Alon briefly surveys the major environmental battles in which SPNI has taken part. The list of achievements is long, and includes helping turn Mount Carmel into a national park, preventing the establishment of a Voice of America radio station in the Arava in the south, and the successful national campaign against picking wildflowers. The book doesn’t offer a set environmental doctrine, but one gets the impression that SPNI has managed to improve its methods of operation and become more professional over the years.
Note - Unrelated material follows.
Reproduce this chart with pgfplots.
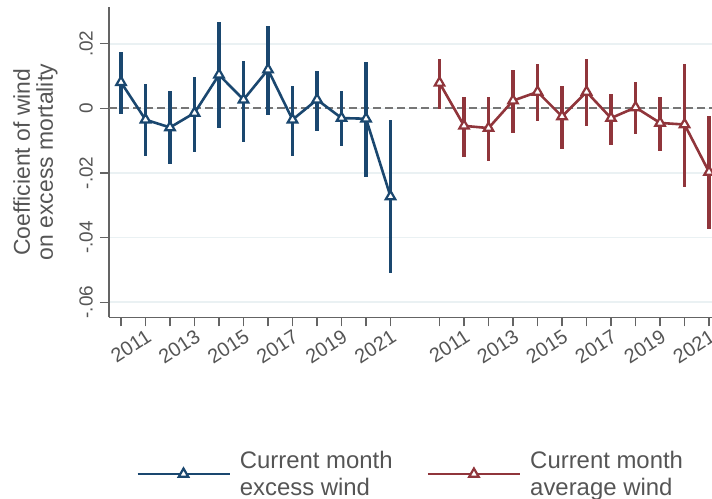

The big question now is whether it can continue its work in the future, in the context of continued population growth and the increasing demand that Israel’s consumer culture is making on natural resources.

Despite the shadow looming over the environment, Azaria Alon has more than a few reasons to be proud and even optimistic, especially when taking into account the uphill battle he and his fellow early environmentalists had to fight. One can only envy the strength of his desire to experience the beauties of the nature he aims to preserve. He expresses this in a simple but eloquent manner at the end of the book, when he describes the past winter’s heavy rains and what he was anticipating in their wake: “In Ein Anava and Nahal Arugot, orchids will blossom in a large grove that only God knows how it made its way to the desert; on Mount Negev, red tulips will blossom and the pink sun-rose will flower in its many hues. The stags will fight among themselves, Tristram’s starlings will sing, and perhaps, just perhaps, an ancestral golden eagle that we call a rock eagle will cross overhead again. We have much to look forward to.”